=== Material ===

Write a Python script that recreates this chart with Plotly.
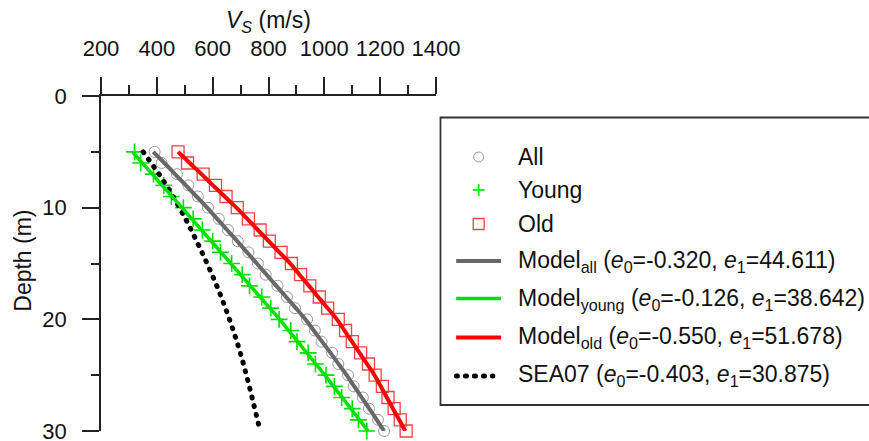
import plotly.graph_objects as go

# ---------------- data ----------------
depth = list(range(5, 31))

vs_all = [392, 417, 472, 513, 547, 583, 622, 655, 690, 728, 762, 790, 832, 866, 895,
          938, 966, 990, 1028, 1050, 1085, 1105, 1138, 1160, 1192, 1214]
vs_young = [320, 342, 388, 425, 452, 495, 530, 563, 600, 628, 668, 706, 732, 776, 808,
            838, 880, 902, 942, 968, 1006, 1036, 1062, 1100, 1122, 1152]
vs_old = [476, 510, 566, 610, 648, 688, 728, 770, 803, 845, 882, 915, 948, 982, 1012,
          1050, 1076, 1100, 1130, 1158, 1182, 1208, 1228, 1250, 1272, 1293]

model_all = [387, 427, 465, 504, 542, 580, 616, 652, 688, 723, 758, 793, 828, 863, 898,
             932, 962, 992, 1022, 1051, 1080, 1107, 1134, 1161, 1188, 1214]
model_young = [313, 348, 384, 419, 455, 490, 525, 560, 595, 630, 665, 700, 735, 770, 805,
               840, 872, 905, 937, 970, 1002, 1033, 1064, 1095, 1126, 1157]
model_old = [476, 518, 560, 601, 643, 685, 724, 762, 801, 839, 878, 911, 945, 978, 1012,
             1045, 1072, 1099, 1126, 1153, 1180, 1202, 1224, 1246, 1268, 1290]

sea07_depth = [5, 7.5, 10, 12.5, 15, 17.5, 20, 22.5, 25, 27.5, 30]
sea07_vs = [351, 421, 481, 533, 580, 623, 660, 693, 721, 746, 770]

x_ticks = [200, 400, 600, 800, 1000, 1200, 1400]
y_ticks = [0, 10, 20, 30]

legend_labels = [
    "All",
    "Young",
    "Old",
    "Model<sub>all</sub> (<i>e</i><sub>0</sub>=-0.320, <i>e</i><sub>1</sub>=44.611)",
    "Model<sub>young</sub> (<i>e</i><sub>0</sub>=-0.126, <i>e</i><sub>1</sub>=38.642)",
    "Model<sub>old</sub> (<i>e</i><sub>0</sub>=-0.550, <i>e</i><sub>1</sub>=51.678)",
    "SEA07 (<i>e</i><sub>0</sub>=-0.403, <i>e</i><sub>1</sub>=30.875)",
]

# ---------------- styling ----------------
FONT = "Liberation Sans, Arial, sans-serif"
W, H = 869, 441
L, R, T, B = 100.5, 432.5, 96, 10
PW, PH = W - L - R, H - T - B

GRAY_M, GRAY_L = "#9a9a9a", "#686868"
GREEN = "#00e000"
RED_M, RED_L = "#ee4444", "#ff0000"
DOT = "1px,8px"


def px(x):
    return (x - L) / PW


def py(y):
    return (H - B - y) / PH


fig = go.Figure()

# markers (drawn under lines)
fig.add_trace(go.Scatter(x=vs_all, y=depth, mode="markers", cliponaxis=False,
                         marker=dict(symbol="circle-open", size=11, color=GRAY_M,
                                     line=dict(width=1, color=GRAY_M))))
fig.add_trace(go.Scatter(x=vs_young, y=depth, mode="markers", cliponaxis=False,
                         marker=dict(symbol="cross-thin-open", size=12, color=GREEN,
                                     line=dict(width=1.6, color=GREEN))))
fig.add_trace(go.Scatter(x=vs_old, y=depth, mode="markers", cliponaxis=False,
                         marker=dict(symbol="square-open", size=12, color=RED_M,
                                     line=dict(width=1.3, color=RED_M))))

# model lines
fig.add_trace(go.Scatter(x=sea07_vs, y=sea07_depth, mode="lines",
                         line=dict(color="black", width=5, dash=DOT, shape="spline")))
fig.add_trace(go.Scatter(x=model_young, y=depth, mode="lines",
                         line=dict(color=GREEN, width=3.5, shape="spline")))
fig.add_trace(go.Scatter(x=model_all, y=depth, mode="lines",
                         line=dict(color=GRAY_L, width=4, shape="spline")))
fig.add_trace(go.Scatter(x=model_old, y=depth, mode="lines",
                         line=dict(color=RED_L, width=4, shape="spline")))

axis_common = dict(showline=True, linecolor="#222", linewidth=1.5, ticks="outside",
                   ticklen=17, tickwidth=1.5, tickcolor="#222", showgrid=False,
                   zeroline=False, ticklabeloverflow="allow",
                   tickfont=dict(family=FONT, size=22, color="#111"))

fig.update_xaxes(side="top", range=[200, 1400], tickvals=x_ticks,
                 ticktext=[str(v) for v in x_ticks], ticklabelstandoff=12,
                 minor=dict(dtick=100, tick0=200, ticklen=9, tickwidth=1.5,
                            tickcolor="#222", ticks="outside"),
                 **axis_common)
fig.update_yaxes(range=[30, 0], tickvals=y_ticks, ticklabelstandoff=11,
                 minor=dict(dtick=5, tick0=0, ticklen=8, tickwidth=1.5,
                            tickcolor="#222", ticks="outside"),
                 **axis_common)

shapes = []
annotations = []

# axis titles
annotations.append(dict(xref="paper", yref="paper", x=px(268.5), y=py(22),
                        text="<i>V<sub>S</sub></i> (m/s)", showarrow=False,
                        xanchor="center", yanchor="middle",
                        font=dict(family=FONT, size=23, color="#111")))
annotations.append(dict(xref="paper", yref="paper", x=px(22), y=py(261),
                        text="Depth (m)", showarrow=False, textangle=-90,
                        xanchor="center", yanchor="middle",
                        font=dict(family=FONT, size=23, color="#111")))

# legend box
shapes.append(dict(type="rect", xref="paper", yref="paper",
                   x0=px(441), x1=px(900), y0=py(405), y1=py(117.5),
                   line=dict(color="#333", width=1.8), fillcolor="rgba(0,0,0,0)"))

sx = 479.3
# circle
shapes.append(dict(type="circle", xref="paper", yref="paper",
                   x0=px(sx - 5), x1=px(sx + 5), y0=py(157 + 5), y1=py(157 - 5),
                   line=dict(color=GRAY_M, width=1)))
# plus
cy = 190
shapes.append(dict(type="line", xref="paper", yref="paper",
                   x0=px(sx - 6), x1=px(sx + 6), y0=py(cy), y1=py(cy),
                   line=dict(color=GREEN, width=1.6)))
shapes.append(dict(type="line", xref="paper", yref="paper",
                   x0=px(sx), x1=px(sx), y0=py(cy - 6), y1=py(cy + 6),
                   line=dict(color=GREEN, width=1.6)))
# square
cy = 224
shapes.append(dict(type="rect", xref="paper", yref="paper",
                   x0=px(sx - 5.5), x1=px(sx + 5.5), y0=py(cy + 5.5), y1=py(cy - 5.5),
                   line=dict(color=RED_M, width=1.3)))
# line samples
for yy, col, wd in [(261, GRAY_L, 4), (298.5, GREEN, 3.5), (337.5, RED_L, 4)]:
    shapes.append(dict(type="line", xref="paper", yref="paper",
                       x0=px(456.7), x1=px(501.7), y0=py(yy), y1=py(yy),
                       line=dict(color=col, width=wd)))
shapes.append(dict(type="line", xref="paper", yref="paper",
                   x0=px(457), x1=px(493.5), y0=py(376), y1=py(376),
                   line=dict(color="black", width=5, dash=DOT)))

text_centers = [157, 190, 224, 261, 299, 337.5, 375]
for lab, yc in zip(legend_labels, text_centers):
    annotations.append(dict(xref="paper", yref="paper", x=px(517), y=py(yc),
                            text=lab, showarrow=False, xanchor="left",
                            yanchor="middle", align="left",
                            font=dict(family=FONT, size=23, color="#111")))

fig.update_layout(width=W, height=H, margin=dict(l=L, r=R, t=T, b=B, autoexpand=False),
                  paper_bgcolor="white", plot_bgcolor="white", showlegend=False,
                  shapes=shapes, annotations=annotations)

post = """
document.body.style.margin = '0';
document.body.style.overflow = 'hidden';
document.querySelectorAll('path').forEach(function(p){
  var d = p.style.strokeDasharray || '';
  if (d.indexOf('1px') === 0) { p.style.strokeLinecap = 'round'; }
});
"""
fig.write_html("out.html", post_script=post, config={"displayModeBar": False})
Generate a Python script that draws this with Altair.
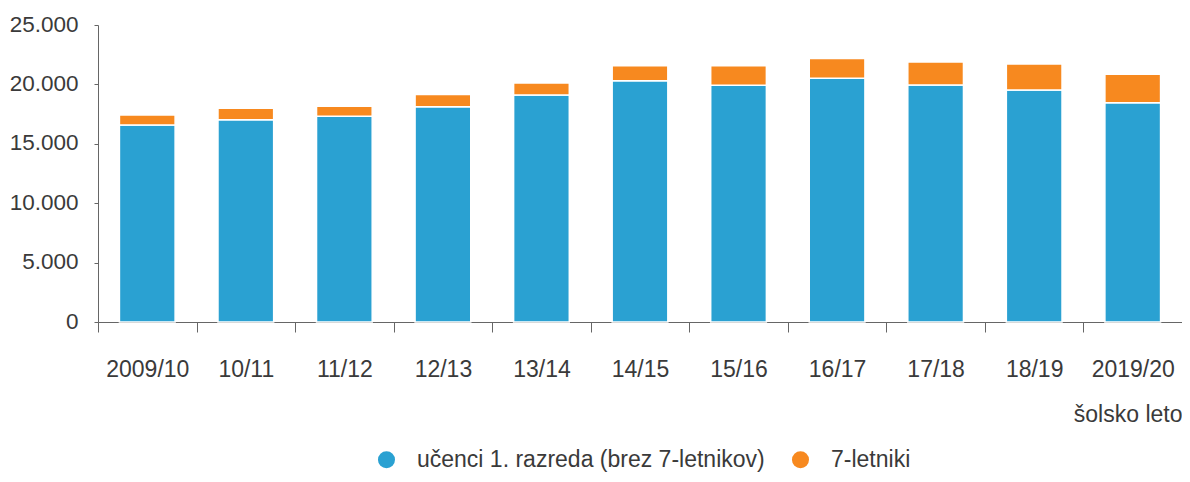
import altair as alt
import pandas as pd

years = ["2009/10", "10/11", "11/12", "12/13", "13/14", "14/15", "15/16", "16/17", "17/18", "18/19", "2019/20"]
ucenci = [16580, 17020, 17310, 18120, 19100, 20310, 19920, 20510, 19940, 19520, 18460]
letniki7 = [840, 970, 850, 1040, 1020, 1270, 1660, 1680, 1940, 2200, 2390]
series = ["učenci 1. razreda (brez 7-letnikov)", "7-letniki"]
colors = ["#2AA1D2", "#F7891F"]
y_ticks = [0, 5000, 10000, 15000, 20000, 25000]

rows = []
for i, y in enumerate(years):
    rows.append({"leto": y, "serija": series[0], "vrednost": ucenci[i], "red": 0})
    rows.append({"leto": y, "serija": series[1], "vrednost": letniki7[i], "red": 1})
df = pd.DataFrame(rows)

FONT = "Liberation Sans, Arial, sans-serif"
TXT = "#3a3a3a"
AX = "#666666"

chart = alt.Chart(df).mark_bar(
    stroke="white", strokeWidth=1.5, width=alt.RelativeBandSize(0.565)
).encode(
    x=alt.X("leto:N", sort=years,
            scale=alt.Scale(paddingInner=0, paddingOuter=0),
            axis=alt.Axis(title="šolsko leto", labelAngle=0, tickBand="extent",
                          tickSize=10, labelPadding=44, labelBaseline="alphabetic",
                          labelFontSize=23, labelFont=FONT, labelColor=TXT,
                          domainColor=AX, tickColor=AX,
                          titleFont=FONT, titleFontSize=23, titleFontWeight="normal",
                          titleColor=TXT, titleX=1084, titleY=99, titleAlign="right",
                          titleBaseline="alphabetic", grid=False)),
    y=alt.Y("vrednost:Q", stack="zero",
            scale=alt.Scale(domain=[0, 25000], nice=False),
            axis=alt.Axis(title=None, values=y_ticks, tickSize=4, labelPadding=16,
                          labelExpr="replace(format(datum.value, ','), ',', '.')",
                          labelBaseline="alphabetic", labelOffset=6,
                          labelFontSize=22.5, labelFont=FONT, labelColor=TXT,
                          domainColor=AX, tickColor=AX, grid=False)),
    color=alt.Color("serija:N", sort=series,
                    scale=alt.Scale(domain=series, range=colors),
                    legend=alt.Legend(title=None, orient="none", direction="horizontal",
                                      legendX=277, legendY=423, symbolType="circle",
                                      symbolSize=290, symbolStrokeWidth=0,
                                      labelOffset=19, columnPadding=24, labelLimit=0,
                                      labelFont=FONT, labelFontSize=23, labelColor=TXT,
                                      padding=0)),
    order=alt.Order("red:Q"),
).properties(
    width=1084, height=297,
    autosize=alt.AutoSizeParams(type="none"),
    padding={"left": 90, "top": 17, "right": 0, "bottom": 152},
).configure(background="white").configure_view(strokeWidth=0, stroke="transparent")

chart.save("out.html", embed_options={"renderer": "svg", "actions": False})
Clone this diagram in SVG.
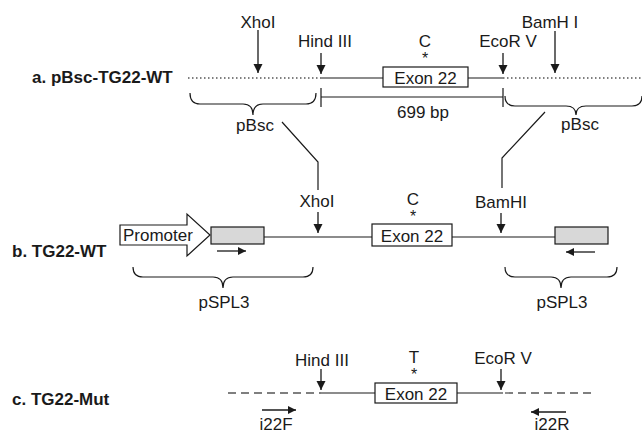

===

Problem details: Go from the first line of the listing to the line holding "1250, 1272, 1293]" and, please, transcribe those lines exactly, both included, with no pictures.

Full answer:
Write a Python script that recreates this chart with Plotly.
import plotly.graph_objects as go

# ---------------- data ----------------
depth = list(range(5, 31))

vs_all = [392, 417, 472, 513, 547, 583, 622, 655, 690, 728, 762, 790, 832, 866, 895,
          938, 966, 990, 1028, 1050, 1085, 1105, 1138, 1160, 1192, 1214]
vs_young = [320, 342, 388, 425, 452, 495, 530, 563, 600, 628, 668, 706, 732, 776, 808,
            838, 880, 902, 942, 968, 1006, 1036, 1062, 1100, 1122, 1152]
vs_old = [476, 510, 566, 610, 648, 688, 728, 770, 803, 845, 882, 915, 948, 982, 1012,
          1050, 1076, 1100, 1130, 1158, 1182, 1208, 1228, 1250, 1272, 1293]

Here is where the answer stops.